Buffalo SoldiersAfrican American soldiers wishing to remain in the United States Army following the Civil War were organized eventually into the Ninth and Tenth Cavalry regiments. Their service during the conflict with the American Indians of the Great Plains proved invaluable, but went unpraised until recent times.

Called many names, most of them derogatory, the soldiers of these two regiments were dubbed "Buffalo Soldiers." Men of both regiments were proud of the title and the 10th prominently featured a figure of a buffalo on its regimental crest. Between 1867 and 1891, the conclusion of Sioux Indian troubles and the fight of the Drexel Mission in South Dakota, the Ninth and Tenth operated out of Forts Riley and Leavenworth as well as Forts Hays, Larned and Dodge.
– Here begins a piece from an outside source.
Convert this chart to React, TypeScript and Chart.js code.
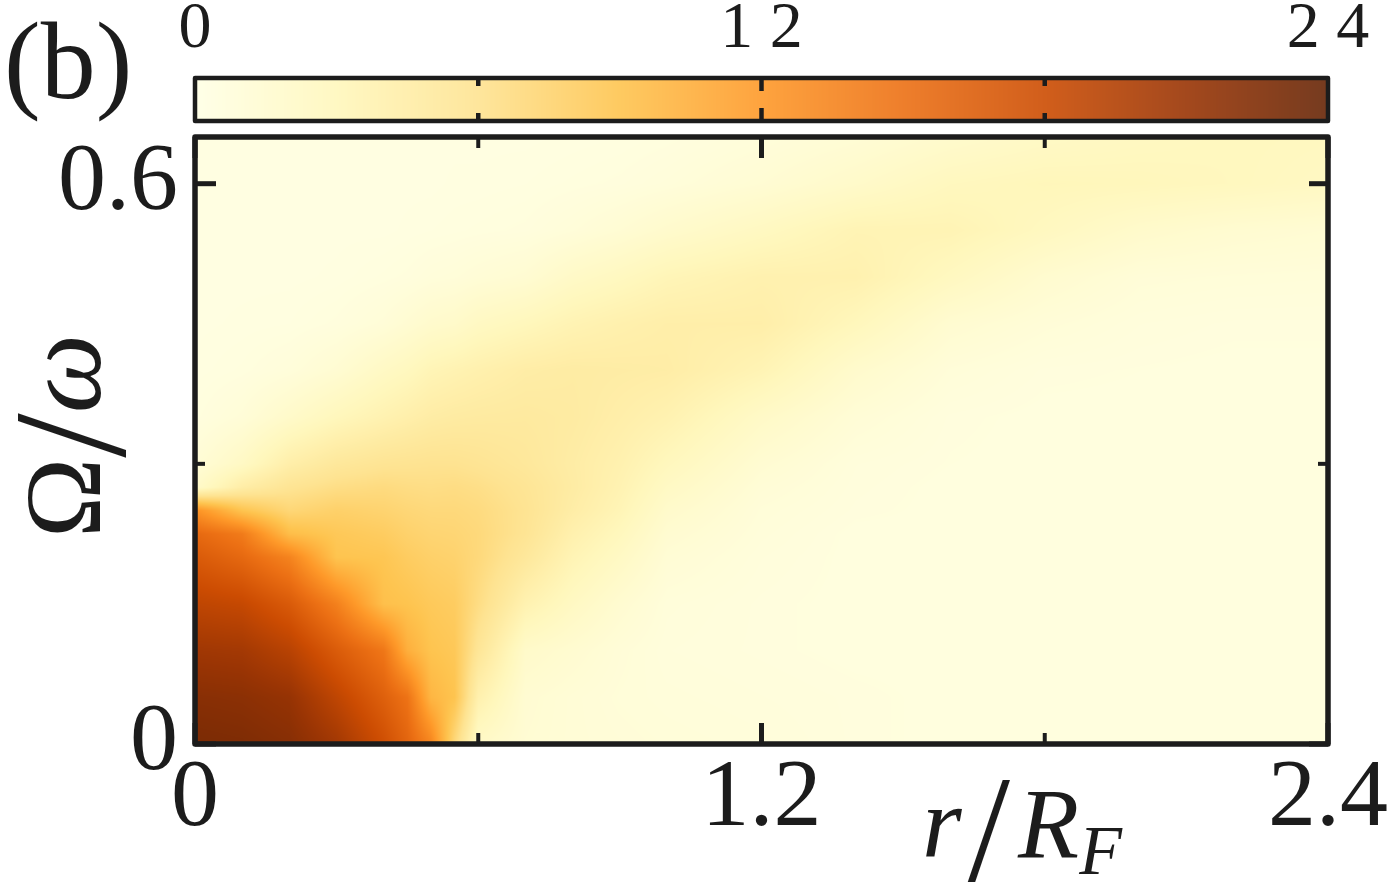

They had fought on the plains of Kansas and in Indian territory, in the vast expanse of West Texas, along the Rio Grande and in Mexico, in the desert and mountains of New Mexico, Arizona, Colorado and finally in the rugged grandeur of the Dakotas.

Their labors were not limited to the battlefield. They built or renovated dozens of posts, strung thousands of miles of wire and escorted stages, trains, cattle herds, railroad crews and surveying parties. Their scouts and patrols opened new roads and mapped vast areas of uncharted country. The record of the Ninth and Tenth speaks for itself.